Suggested next: architecture variations (high success rate)
Specific angles: attention head count, layer depth, skip connections

Caveat: suggestions are category-level, not causal. It can tell you architecture changes tend to work for your setup. It can't tell you why.

autoevolve

The experimental one. Puts multiple agents on separate git worktrees with different strategies. They compete on the same problem. Winning ideas cross-pollinate into the next generation.

pip install autoevolve
autoevolve --strategies conservative aggressive random --rounds 3

Each agent gets its own worktree and runs the standard autoresearch loop with its strategy. After each round, the best-performing config gets merged into all agents as the new baseline.

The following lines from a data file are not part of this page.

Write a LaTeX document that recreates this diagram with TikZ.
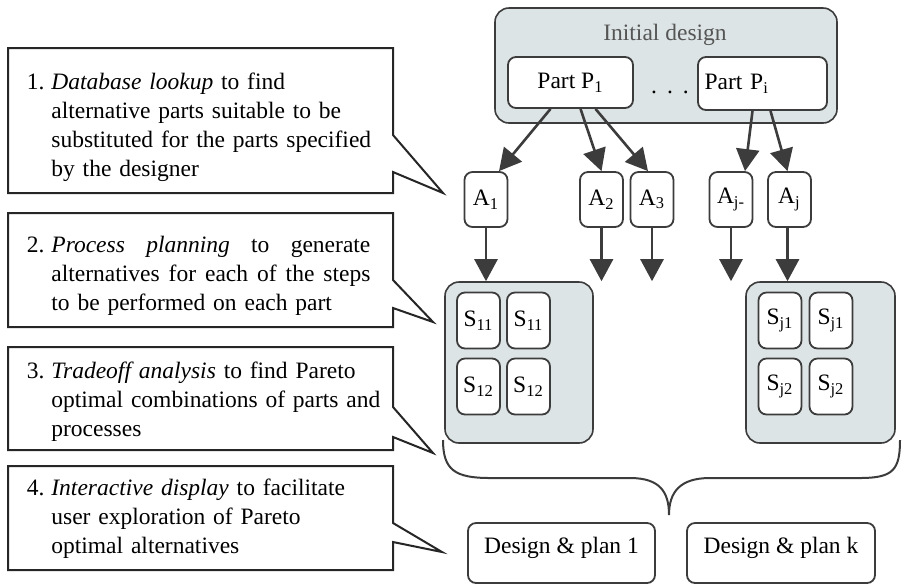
\documentclass[tikz,border=0pt]{standalone}
\usepackage{fontspec}
\setmainfont{Liberation Serif}
\usetikzlibrary{arrows.meta,positioning,calc}
\definecolor{groupfill}{RGB}{221,228,229}
\definecolor{edgegrey}{RGB}{60,60,60}
\definecolor{labelgrey}{RGB}{85,85,85}

\begin{document}
\begin{tikzpicture}[x=0.5pt,y=-0.5pt,
  font=\fontsize{11.75}{14.5}\selectfont,
  group/.style={draw=edgegrey, line width=0.8pt, fill=groupfill, rounded corners=7pt, inner sep=0pt},
  pbox/.style={draw=edgegrey, line width=0.9pt, fill=white, rounded corners=4pt, inner sep=2pt},
  abox/.style={pbox, minimum width=21.5pt, minimum height=27.5pt, inner sep=1pt},
  sbox/.style={pbox, minimum width=21.5pt, minimum height=28pt, inner sep=1pt},
  callout/.style={draw=black!85, line width=1pt, fill=white},
  note/.style={anchor=base west, text width=172pt, align=left, inner sep=0pt},
  arr/.style={draw=edgegrey, line width=1.3pt, -{Triangle[length=11pt,width=11.5pt]}}]

\useasboundingbox (0,0) rectangle (904,586);

% Callouts
\foreach \yt/\yb/\ya/\tx/\ty/\yc in {48/193/135/443/193/172, 213/327/280/433/322/308, 347/450/407/433/453/437, 466/570/523/442/552/542}
  \draw[callout] (8,\yt) -- (393,\yt) -- (393,\ya) -- (\tx,\ty) -- (393,\yc) -- (393,\yb) -- (8,\yb) -- cycle;

\node[note] (note1) at (51,89) {\leavevmode\llap{1.\hspace{3.5pt}}\emph{Database lookup} to find\\ alternative parts suitable to be\\ substituted for the parts specified\\ by the designer};
\node[note] (note2) at (51,252) {\leavevmode\llap{2.\hspace{3.5pt}}\makebox[159.5pt][l]{\emph{Process}\hfill\emph{planning}\hfill to\hfill generate}\\ \makebox[159.5pt][l]{alternatives\hfill for\hfill each\hfill of\hfill the\hfill steps}\\ to be performed on each part};
\node[note] (note3) at (51,378) {\leavevmode\llap{3.\hspace{3.5pt}}\emph{Tradeoff analysis} to find Pareto\\ optimal combinations of parts and\\ processes};
\node[note] (note4) at (51,495) {\leavevmode\llap{4.\hspace{3.5pt}}\emph{Interactive display} to facilitate\\ user exploration of Pareto\\ optimal alternatives};

% Initial design
\node[group, minimum width=171pt, minimum height=57.5pt] (init) at (666,65.5) {};
\node[text=labelgrey] (initlbl) at (665,35) {Initial design};
\node[pbox, minimum width=62.5pt, minimum height=25.5pt] (p1) at (570.5,82.5) {Part P\textsubscript{1}};
\node[pbox, minimum width=64.5pt, minimum height=26.5pt, text width=58pt, align=left, inner xsep=3pt] (pi) at (762.5,83.5) {Part P\textsubscript{i}};
\node (dots) at (670,92) {.\hspace{5pt}.\hspace{5pt}.};

% Alternatives
\foreach \n/\x/\lbl in {a1/486/1, a2/601.5/2, a3/652/3, ajm/731/j-, aj/789.5/j}
  \node[abox] (\n) at (\x,199.5) {A\textsubscript{\lbl}};

% Steps
\node[group, minimum width=74pt, minimum height=80.5pt] (sg1) at (519,362.5) {};
\node[group, minimum width=74.5pt, minimum height=80.5pt] (sgj) at (820.5,362.5) {};
\foreach \n/\x/\y/\lbl in {s1a/478.5/320.5/11, s1b/528.5/320.5/11, s1c/478.5/386.5/12, s1d/528.5/386.5/12,
    sja/780/320.5/j1, sjb/831/320.5/j1, sjc/780/386.5/j2, sjd/831/386.5/j2}
  \node[sbox] (\n) at (\x,\y) {S\textsubscript{\lbl}};

\draw[arr] ($(p1.south)+(-20,0)$) -- ($(a1.north)+(13,0)$);
\draw[arr] ($(p1.south)+(10,0)$) -- (a2.north);
\draw[arr] ($(p1.south)+(25,0)$) -- ($(a3.north)+(-4,0)$);
\draw[arr] ($(pi.south)+(-10,0)$) -- ($(ajm.north)+(14,0)$);
\draw[arr] ($(pi.south)+(8,0)$) -- ($(aj.north)+(-2,0)$);

\coordinate (a2end) at (a2.south |- sg1.north);
\coordinate (a3end) at (a3.south |- sg1.north);
\coordinate (ajmend) at (ajm.south |- sg1.north);
\draw[arr] (a1.south) -- (a1.south |- sg1.north);
\draw[arr] (a2.south) -- (a2end);
\draw[arr] (a3.south) -- (a3end);
\draw[arr] (ajm.south) -- (ajmend);
\draw[arr] ($(aj.south)+(-2,0)$) -- ($(aj.south |- sgj.north)+(-2,0)$);

% Brace
\draw[edgegrey, line width=1pt] (443,440) .. controls (443,470) and (455,478) .. (490,478) -- (630,478)
  .. controls (660,478) and (669,492) .. (669,515) .. controls (669,492) and (680,478) .. (710,478)
  -- (860,478) .. controls (893,478) and (900,470) .. (900,440);

% Results
\node[pbox, minimum width=93.5pt, minimum height=30pt, text depth=8pt] (plan1) at (561.5,553) {Design \& plan 1};
\node[pbox, minimum width=94pt, minimum height=30pt, text depth=8pt] (plank) at (781,553) {Design \& plan k};
\end{tikzpicture}
\end{document}
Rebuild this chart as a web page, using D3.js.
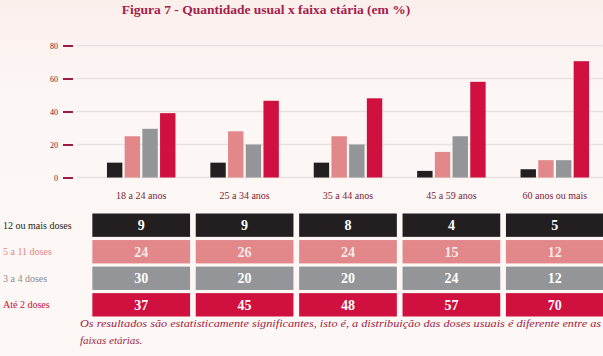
<!DOCTYPE html>
<html><head><meta charset="utf-8">
<script src="https://cdn.jsdelivr.net/npm/d3@7"></script>
<style>
html,body{margin:0;padding:0;background:#fcf5f3;}
svg{display:block;}
</style></head>
<body>
<script>
const categories = ["18 a 24 anos","25 a 34 anos","35 a 44 anos","45 a 59 anos","60 anos ou mais"];
const seriesNames = ["12 ou mais doses","5 a 11 doses","3 a 4 doses","Até 2 doses"];
// bar heights as drawn
const bar12mais = [9, 9, 9, 4, 5];
const bar5a11  = [25, 28, 25, 15.5, 10.5];
const bar3a4   = [29.5, 20, 20, 25, 10.5];
const barAte2  = [39, 46.5, 48, 58, 70.5];
// table values
const tab12mais = [9, 9, 8, 4, 5];
const tab5a11  = [24, 26, 24, 15, 12];
const tab3a4   = [30, 20, 20, 24, 12];
const tabAte2  = [37, 45, 48, 57, 70];
const yTicks = [0, 20, 40, 60, 80];
const title = "Figura 7 - Quantidade usual x faixa etária (em %)";
const note1 = "Os resultados são estatisticamente significantes, isto é, a distribuição das doses usuais é diferente entre as";
const note2 = "faixas etárias.";

const barSeries = [bar12mais, bar5a11, bar3a4, barAte2];
const tabSeries = [tab12mais, tab5a11, tab3a4, tabAte2];
const colors = ["#231f20", "#e2878a", "#939598", "#d0103f"];
const labelColors = ["#231f20", "#e2878a", "#8a8c8f", "#c8123f"];
const serif = "'Palatino Linotype','Book Antiqua',Palatino,'Liberation Serif','DejaVu Serif',serif";

const W = 603, H = 356;
const svg = d3.select("body").append("svg").attr("width", W).attr("height", H);

const defs = svg.append("defs");
const g0 = defs.append("linearGradient").attr("id","bg").attr("x1",0).attr("y1",0).attr("x2",0).attr("y2",1);
g0.append("stop").attr("offset","0").attr("stop-color","#fbefec");
g0.append("stop").attr("offset","0.25").attr("stop-color","#fcf6f4");
g0.append("stop").attr("offset","1").attr("stop-color","#fdf7f5");
svg.append("rect").attr("width",W).attr("height",H).attr("fill","url(#bg)");

svg.append("text").attr("x", 266).attr("y", 14).attr("text-anchor","middle")
  .attr("font-family", serif).attr("font-size", 13.5).attr("font-weight","bold")
  .attr("fill","#a3224a").text(title);

const x = d3.scaleBand().domain(categories).range([89.5, 606.5]).paddingInner(0.055).paddingOuter(0.0275);
const y = d3.scaleLinear().domain([0, 80]).range([177.5, 45.5]);

// grid
svg.append("g").selectAll("line").data(yTicks).join("line")
  .attr("x1", 77).attr("x2", W).attr("y1", d => y(d)).attr("y2", d => y(d))
  .attr("stroke", "#e7e1df").attr("stroke-width", 1.3);

// y axis ticks
const yAxis = d3.axisLeft(y).tickValues(yTicks).tickSize(10).tickPadding(5);
const ya = svg.append("g").attr("transform", "translate(73,0)").call(yAxis);
ya.select(".domain").remove();
ya.selectAll(".tick line").attr("stroke", "#9e1c43").attr("stroke-width", 2);
ya.selectAll(".tick text").attr("font-family", serif).attr("font-size", 8).attr("fill", "#6b1a33");

// bars
const xi = d3.scaleBand().domain(d3.range(4)).range([0, 68.5]).paddingInner(0.13);
const gx = x.bandwidth();
const grp = svg.append("g").selectAll("g").data(categories).join("g")
  .attr("transform", d => `translate(${x(d) + (gx - 68.5) / 2},0)`);
grp.selectAll("rect").data((c, i) => barSeries.map((s, k) => ({ k, v: s[i] }))).join("rect")
  .attr("x", d => xi(d.k)).attr("width", xi.bandwidth())
  .attr("y", d => y(d.v)).attr("height", d => y(0) - y(d.v))
  .attr("fill", d => colors[d.k]);

// x labels
svg.append("g").selectAll("text").data(categories).join("text")
  .attr("x", d => x(d) + gx / 2).attr("y", 199).attr("text-anchor","middle")
  .attr("font-family", serif).attr("font-size", 10).attr("fill", "#7a1f3a").text(d => d);

// table
const rowY = d3.scaleBand().domain(d3.range(4)).range([213.5, 316.5]).paddingInner(0.12);
const tbl = svg.append("g");
seriesNames.forEach((name, k) => {
  tbl.append("text").attr("x", 3).attr("y", rowY(k) + rowY.bandwidth() / 2 + 3.5)
    .attr("font-family", serif).attr("font-size", 10).attr("fill", labelColors[k]).text(name);
  tbl.append("g").selectAll("rect").data(categories).join("rect")
    .attr("x", d => x(d)).attr("width", gx).attr("y", rowY(k)).attr("height", rowY.bandwidth())
    .attr("fill", colors[k]);
  tbl.append("g").selectAll("text").data(categories).join("text")
    .attr("x", d => x(d) + gx / 2).attr("y", rowY(k) + rowY.bandwidth() / 2 + 5)
    .attr("text-anchor", "middle").attr("font-family", serif).attr("font-size", 14).attr("font-weight","bold")
    .attr("fill", k === 1 ? "#fbe9e8" : "#ffffff").text((d, i) => tabSeries[k][i]);
});

// note
svg.append("text").attr("x", 80).attr("y", 327).attr("font-family", serif).attr("font-style","italic")
  .attr("font-size", 11).attr("fill", "#9e1c43").attr("textLength", 521).attr("lengthAdjust","spacingAndGlyphs").text(note1);
svg.append("text").attr("x", 80).attr("y", 344).attr("font-family", serif).attr("font-style","italic")
  .attr("font-size", 11).attr("fill", "#9e1c43").text(note2);
</script>
</body></html>
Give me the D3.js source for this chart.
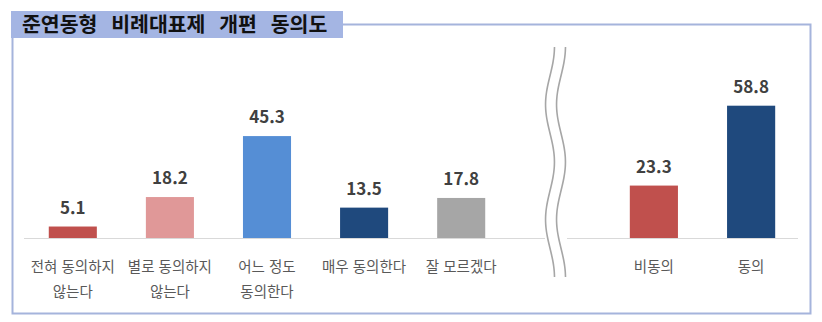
<!DOCTYPE html>
<html lang="ko">
<head>
<meta charset="UTF-8">
<title>준연동형 비례대표제 개편 동의도</title>
<script src="https://d3js.org/d3.v7.min.js"></script>
<style>
  body { margin: 0; background: #fff; }
  svg { display: block; font-family: "Noto Sans CJK KR", "Noto Sans", sans-serif; }
</style>
</head>
<body>
<svg id="chart" width="822" height="322"></svg>
<script>
// left group: detail answers
var detailLabels = [["전혀 동의하지", "않는다"], ["별로 동의하지", "않는다"], ["어느 정도", "동의한다"], ["매우 동의한다"], ["잘 모르겠다"]];
var detailValues = [5.1, 18.2, 45.3, 13.5, 17.8];
var detailColors = ["#c0504d", "#e09898", "#558ed5", "#1f497d", "#a6a6a6"];

// right group: summary
var sumLabels = [["비동의"], ["동의"]];
var sumValues = [23.3, 58.8];
var sumColors = ["#c0504d", "#1f497d"];

var title = "준연동형 비례대표제 개편 동의도";

var svg = d3.select("#chart"),
  base = 238;

var y = d3.scaleLinear().domain([0, 60]).range([base, base - 135]);

var xL = d3.scaleBand().domain(d3.range(detailValues.length)).range([24.5, 509.5]).paddingInner(0.505).paddingOuter(0.25);
var xR = d3.scaleBand().domain(d3.range(sumValues.length)).range([605.5, 799.5]).paddingInner(0.505).paddingOuter(0.25);

// frame
svg.append("path")
  .attr("d", "M343,24.5 H810.5 V313.5 H12.5 V37")
  .attr("fill", "none")
  .attr("stroke", "#a5b4dc")
  .attr("stroke-width", 2);

svg.append("rect")
  .attr("x", 11).attr("y", 11).attr("width", 332).attr("height", 27)
  .attr("fill", "#a4b5e3");

svg.append("text")
  .attr("x", 22).attr("y", 32)
  .attr("font-size", 20.5).attr("font-weight", "bold")
  .attr("fill", "#111")
  .attr("word-spacing", 8)
  .text(title);

// baselines
svg.append("line").attr("x1", 24).attr("x2", 545).attr("y1", base + 0.5).attr("y2", base + 0.5)
  .attr("stroke", "#d9d9d9").attr("stroke-width", 1);
svg.append("line").attr("x1", 567).attr("x2", 798).attr("y1", base + 0.5).attr("y2", base + 0.5)
  .attr("stroke", "#d9d9d9").attr("stroke-width", 1);

function drawGroup(x, vals, labels, colors) {
  var g = svg.append("g");
  g.selectAll("rect").data(vals).enter().append("rect")
    .attr("x", function (d, i) { return x(i); })
    .attr("width", x.bandwidth())
    .attr("y", function (d) { return y(d); })
    .attr("height", function (d) { return base - y(d); })
    .attr("fill", function (d, i) { return colors[i]; });

  g.selectAll(".val").data(vals).enter().append("text")
    .attr("class", "val")
    .attr("x", function (d, i) { return x(i) + x.bandwidth() / 2; })
    .attr("y", function (d) { return y(d) - 13; })
    .attr("text-anchor", "middle")
    .attr("font-size", 17).attr("font-weight", "bold")
    .attr("fill", "#404040")
    .text(function (d) { return d.toFixed(1); });

  labels.forEach(function (lines, i) {
    lines.forEach(function (s, j) {
      g.append("text")
        .attr("x", x(i) + x.bandwidth() / 2)
        .attr("y", 272 + j * 25)
        .attr("text-anchor", "middle")
        .attr("font-size", 14.5)
        .attr("fill", "#595959")
        .text(s);
    });
  });
}

drawGroup(xL, detailValues, detailLabels, detailColors);
drawGroup(xR, sumValues, sumLabels, sumColors);

// axis break: two wavy lines
var wave = d3.line().curve(d3.curveBasis);
[550, 561].forEach(function (cx) {
  var pts = d3.range(0, 231, 5).map(function (t) {
    return [cx + 4.5 * Math.cos(t / 230 * Math.PI * 4), 47 + t];
  });
  svg.append("path").attr("d", wave(pts))
    .attr("fill", "none").attr("stroke", "#a6a6a6").attr("stroke-width", 1.6);
});
</script>
</body>
</html>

This is the least polished of the three. It works. The git worktree management is clean. The cross-pollination heuristic is simplistic, I'm picking the best single config per round rather than doing anything clever with ensembles. That's next.

Installation

pip install autojudge autosteer autoevolve

Python 3.10+, MIT license. Plugs into the standard autoresearch loop, reads results.tsv and run.log, no other dependencies on the autoresearch internals.

Repo: github.com/dean0x/autolab

What I'd do differently

The noise floor estimation in autojudge took three rewrites. My first approach (single baseline) was too noisy. My second approach (fixed window of 10) was too slow to adapt early in a run. Rolling window of 5 was the right tradeoff.

If you're using autoresearch seriously, the eval layer is where the leverage is. The overnight loop is the easy part.